For this example we are not using the same file. The thing that is returned is a subset of our fictional resarch data. So it might differ a little bit from the data in the file you downloaded, but the structure is the same and generally the statistics should match too.

import requests
import sys
import matplotlib.pyplot as plt

file_url = 'https://tantemalkah.at/2023/machine-learning/bs-dataset/'

# read in the file line by line and transform it to a list of lists
r = requests.get(file_url)
if r.status_code != 200:
    print(f'Something seems to be wrong. HTTP response status code was: {r.status_code}')
    sys.exit(1)
# first split the whole response text string on newlines
unsplit_lines = r.text.split('\n')
# then create a list of lists where the lines are split on ;
lines = [line.split(';') for line in unsplit_lines]

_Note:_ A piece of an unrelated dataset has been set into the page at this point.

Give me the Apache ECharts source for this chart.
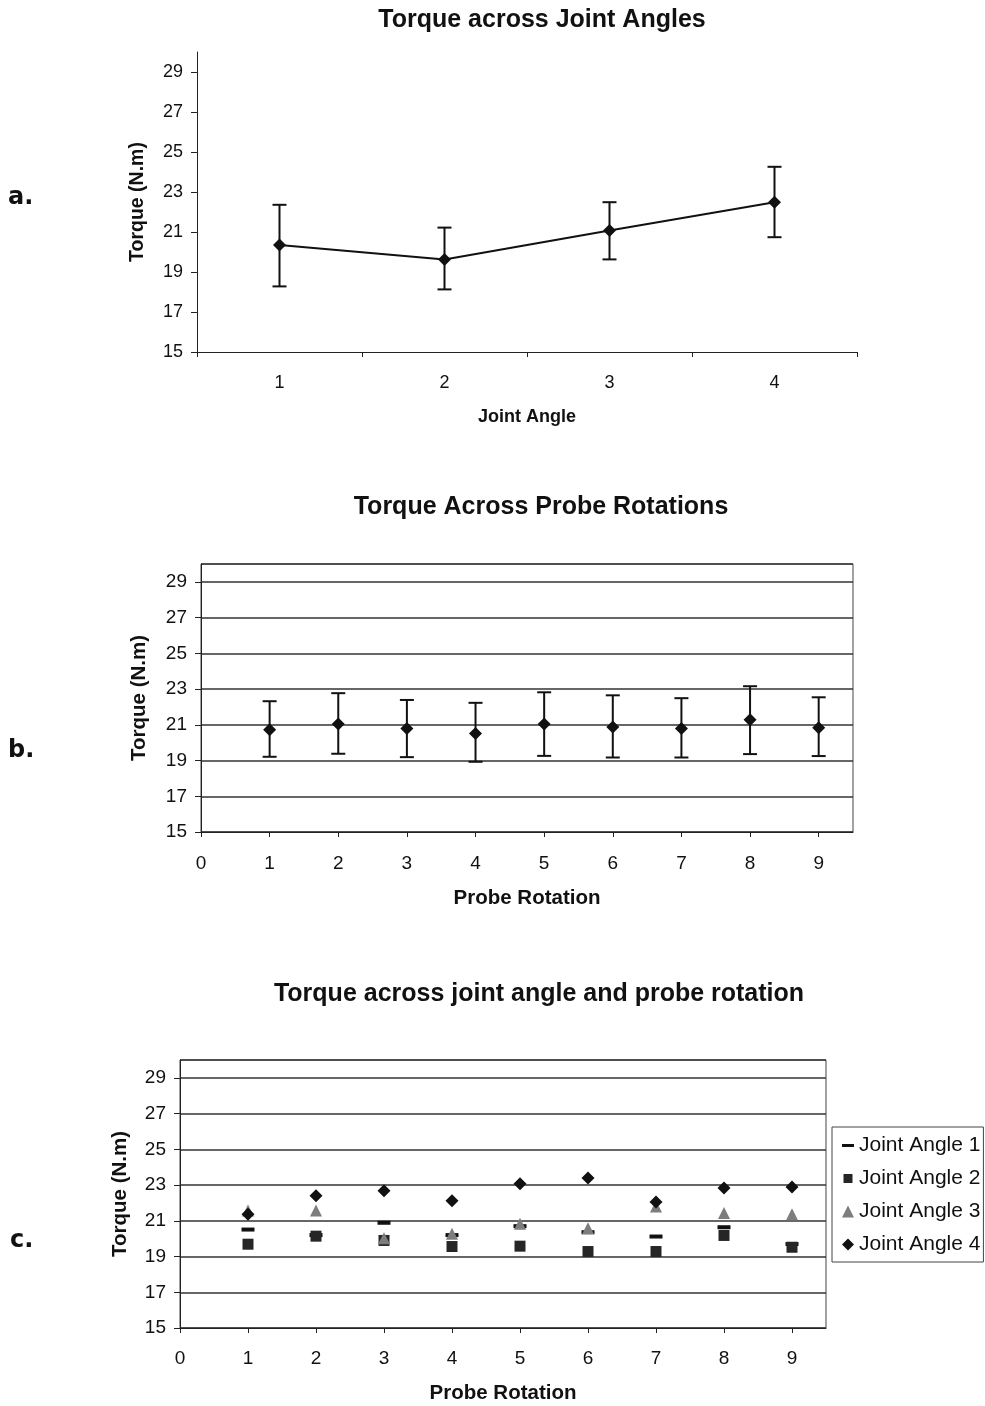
<!DOCTYPE html>
<html>
<head>
<meta charset="utf-8">
<title>Torque</title>
<script src="https://cdn.jsdelivr.net/npm/echarts@6/dist/echarts.min.js"></script>
<style>
html, body { margin: 0; padding: 0; background: #fff; }
#chart { width: 985px; height: 1406px; }
</style>
</head>
<body>
<div id="chart"></div>
<script>
// a. torque across joint angles (mean with error bar ends)
const jointAngles = ['1', '2', '3', '4']
const angleMean = [20.35, 19.63, 21.07, 22.49]
const angleLow = [18.28, 18.13, 19.63, 20.74]
const angleHigh = [22.36, 21.22, 22.49, 24.26]

// b. torque across probe rotations
const rotations = [1, 2, 3, 4, 5, 6, 7, 8, 9]
const rotMean = [20.72, 21.05, 20.79, 20.51, 21.05, 20.87, 20.79, 21.28, 20.83]
const rotLow = [19.21, 19.38, 19.19, 18.93, 19.26, 19.17, 19.17, 19.36, 19.25]
const rotHigh = [22.32, 22.77, 22.39, 22.23, 22.82, 22.65, 22.49, 23.16, 22.54]

// c. torque per joint angle and probe rotation
const ja1 = [20.51, 20.2, 20.89, 20.2, 20.7, 20.36, 20.12, 20.64, 19.7]
const ja2 = [19.69, 20.14, 19.9, 19.56, 19.58, 19.28, 19.28, 20.18, 19.52]
const ja3 = [21.58, 21.58, 20.03, 20.27, 20.83, 20.59, 21.8, 21.43, 21.36]
const ja4 = [21.36, 22.4, 22.68, 22.12, 23.07, 23.39, 22.05, 22.83, 22.89]
const seriesNames = ['Joint Angle 1', 'Joint Angle 2', 'Joint Angle 3', 'Joint Angle 4']

const font = 'Liberation Sans'
const ink = '#111'

const chart = echarts.init(document.getElementById('chart'))

function yAxis (idx, split, labelSize, nameSize, nameGap) {
  return {
    type: 'value',
    gridIndex: idx,
    min: 15,
    max: 30,
    interval: 2,
    name: 'Torque (N.m)',
    nameLocation: 'middle',
    nameRotate: 90,
    nameGap: nameGap,
    nameTextStyle: { fontFamily: font, fontWeight: 'bold', fontSize: nameSize, color: ink },
    axisLine: { show: true, lineStyle: { color: '#222', width: 1 } },
    axisTick: { show: true, length: 6, lineStyle: { color: '#222' } },
    axisLabel: { showMaxLabel: false, fontFamily: font, fontSize: labelSize, color: ink, margin: 14 },
    splitLine: { show: split, lineStyle: { color: '#333', width: 1.5 } }
  }
}

function rotationAxis (idx, margin, nameGap) {
  return {
    type: 'value',
    gridIndex: idx,
    min: 0,
    max: 9.5,
    interval: 1,
    name: 'Probe Rotation',
    nameLocation: 'middle',
    nameGap: nameGap,
    nameTextStyle: { fontFamily: font, fontWeight: 'bold', fontSize: 20.5, color: ink },
    axisLine: { show: true, onZero: false, lineStyle: { color: '#222', width: 1 } },
    axisTick: { show: true, length: 5, lineStyle: { color: '#222' } },
    axisLabel: { showMaxLabel: false, fontFamily: font, fontSize: 19, color: ink, margin: margin },
    splitLine: { show: false }
  }
}

function errorBars (idx, data) {
  return {
    type: 'custom',
    xAxisIndex: idx,
    yAxisIndex: idx,
    data: data,
    encode: { x: 0, y: [1, 2] },
    silent: true,
    z: 1,
    renderItem (params, api) {
      const hi = api.coord([api.value(0), api.value(2)])
      const lo = api.coord([api.value(0), api.value(1)])
      const half = 7
      const style = { stroke: ink, lineWidth: 2 }
      return {
        type: 'group',
        children: [
          { type: 'line', shape: { x1: hi[0], y1: hi[1], x2: lo[0], y2: lo[1] }, style },
          { type: 'line', shape: { x1: hi[0] - half, y1: hi[1], x2: hi[0] + half, y2: hi[1] }, style },
          { type: 'line', shape: { x1: lo[0] - half, y1: lo[1], x2: lo[0] + half, y2: lo[1] }, style }
        ]
      }
    }
  }
}

const titleStyle = { fontFamily: font, fontWeight: 'bold', fontSize: 25, color: ink }
const panelFont = 'bold 24px "DejaVu Sans"'

const option = {
  backgroundColor: '#fff',
  animation: false,
  title: [
    { text: 'Torque across Joint Angles', left: 542, top: 8, textAlign: 'center', padding: 0, textStyle: titleStyle },
    { text: 'Torque Across Probe Rotations', left: 541, top: 495, textAlign: 'center', padding: 0, textStyle: titleStyle },
    { text: 'Torque across joint angle and probe rotation', left: 539, top: 982, textAlign: 'center', padding: 0, textStyle: titleStyle }
  ],
  graphic: [
    { type: 'text', left: 8, top: 186, style: { text: 'a.', font: panelFont, fill: ink } },
    { type: 'text', left: 8, top: 739, style: { text: 'b.', font: panelFont, fill: ink } },
    { type: 'text', left: 10, top: 1229, style: { text: 'c.', font: panelFont, fill: ink } }
  ],
  grid: [
    { left: 197, top: 52, width: 660, height: 300 },
    { left: 201, top: 564, width: 652, height: 268, show: true, borderColor: '#444', borderWidth: 1 },
    { left: 180, top: 1060, width: 646, height: 268, show: true, borderColor: '#444', borderWidth: 1 }
  ],
  legend: {
    left: 832,
    top: 1127,
    orient: 'vertical',
    itemWidth: 12,
    itemHeight: 12,
    itemGap: 12,
    padding: [8, 3, 7, 10],
    borderColor: '#444',
    borderWidth: 1,
    textStyle: { fontFamily: font, fontSize: 21, color: ink, lineHeight: 21 },
    data: [
      { name: seriesNames[0], icon: 'path://M0,0M12,12M0,4.5H12V7.5H0Z' },
      { name: seriesNames[1], icon: 'path://M0,0M12,12M1.5,1.5H10.5V10.5H1.5Z' },
      { name: seriesNames[2], icon: 'triangle' },
      { name: seriesNames[3], icon: 'diamond' }
    ]
  },
  xAxis: [
    {
      type: 'category',
      gridIndex: 0,
      data: jointAngles,
      boundaryGap: true,
      name: 'Joint Angle',
      nameLocation: 'middle',
      nameGap: 56,
      nameTextStyle: { fontFamily: font, fontWeight: 'bold', fontSize: 18, color: ink },
      axisLine: { show: true, lineStyle: { color: '#222', width: 1 } },
      axisTick: { show: true, length: 5, lineStyle: { color: '#222' } },
      axisLabel: { fontFamily: font, fontSize: 18, color: ink, margin: 22 }
    },
    rotationAxis(1, 22, 56),
    rotationAxis(2, 21, 55)
  ],
  yAxis: [yAxis(0, false, 18, 19.5, 49), yAxis(1, true, 19, 20.5, 51), yAxis(2, true, 19, 20.5, 49.5)],
  series: [
    errorBars(0, jointAngles.map((c, i) => [i, angleLow[i], angleHigh[i]])),
    {
      type: 'line',
      xAxisIndex: 0,
      yAxisIndex: 0,
      data: angleMean,
      symbol: 'diamond',
      symbolSize: 13,
      lineStyle: { color: ink, width: 2 },
      itemStyle: { color: ink, opacity: 1 },
      z: 3
    },
    errorBars(1, rotations.map((r, i) => [r, rotLow[i], rotHigh[i]])),
    {
      type: 'scatter',
      xAxisIndex: 1,
      yAxisIndex: 1,
      data: rotations.map((r, i) => [r, rotMean[i]]),
      symbol: 'diamond',
      symbolSize: 13,
      itemStyle: { color: ink, opacity: 1 },
      z: 3
    },
    {
      name: seriesNames[0],
      type: 'scatter',
      xAxisIndex: 2,
      yAxisIndex: 2,
      data: rotations.map((r, i) => [r, ja1[i]]),
      symbol: 'rect',
      symbolSize: [13, 4],
      itemStyle: { color: ink, opacity: 1 }
    },
    {
      name: seriesNames[1],
      type: 'scatter',
      xAxisIndex: 2,
      yAxisIndex: 2,
      data: rotations.map((r, i) => [r, ja2[i]]),
      symbol: 'rect',
      symbolSize: 11,
      itemStyle: { color: '#262626', opacity: 1 }
    },
    {
      name: seriesNames[2],
      type: 'scatter',
      xAxisIndex: 2,
      yAxisIndex: 2,
      data: rotations.map((r, i) => [r, ja3[i]]),
      symbol: 'triangle',
      symbolSize: 12,
      itemStyle: { color: '#7d7d7d', opacity: 1 }
    },
    {
      name: seriesNames[3],
      type: 'scatter',
      xAxisIndex: 2,
      yAxisIndex: 2,
      data: rotations.map((r, i) => [r, ja4[i]]),
      symbol: 'diamond',
      symbolSize: 13,
      itemStyle: { color: ink, opacity: 1 }
    }
  ]
}

chart.setOption(option)
</script>
</body>
</html>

# remove and print header line
header = lines.pop(0)
print(f'here are the csv file header fields: {header}')
# and also pop the last line, because it is an empty one
lines.pop(-1)

# now we could do exactly the same things as in data_prep1.py

# we can also create simple plots of the data
# let's try that with words agains the bs_factor
words = [int(item[1]) for item in lines]
bs_factors = [float(item[0]) for item in lines]
fig, ax = plt.subplots()
ax.scatter(words, bs_factors, s=1)
plt.show()

# ok, what a mess, we'll have to make some sense of that later. but let's
# also plot the ai_mentions first
mentions = [int(item[2]) for item in lines]
fig, ax = plt.subplots()
ax.scatter(mentions, bs_factors, s=1)
plt.show()

# doesn't look soo much, better, but let's try to use a mentions per words ratio
mentions_per_word = [mentions[i] / words[i] for i in range(len(lines))]
fig, ax = plt.subplots()
ax.scatter(mentions_per_word, bs_factors, s=1)
plt.show()

# stunning, who would have thought that there is such a clear correlation?
# no more manual bs paper analysis, a linreg machine learning alg might just
# do that for us splendidly

As a file: snippets/data_prep2.py

Exercise 1 - Basic Python applied to data wrangling

Create a script that fetches the .csv file contents from https://tantemalkah.at/2023/machine-learning/bs-dataset/ (using the requests library) and then calculates and prints the following statistics for all available types of publications:

  • minimum words

  • maximum words

  • average words

  • minimum mentions of AI

  • maximum mentions of AI

  • average mentions of AI

  • minimum bs_factor

  • maximum bs_factor

  • average bs_factor

Then also output these stats for the overall data set.

Bonus challenge for the pythonically gifted:

Adapt the script so that it asks the user for a URL to the CSV file that should be grabbed. Then output all available columns to the user and let them choose one of more of the columns (e.g. by entering a comma separated string with the column indexes), for which the above stats should be calculated.

Exercise submission & deadline: Hand in this assignment until Sun, April 2nd 2023 23:42 to get the full points - or ask for an extension beforehand. Late submission (if not asked for an extension beforhand) will only get you half the points.

To hand in the exercise name your script in the folllwing format: f'{student_id}_{firstname}_{lastname}.py' and upload it to the Exercise 1 folder of our base cloud course folder.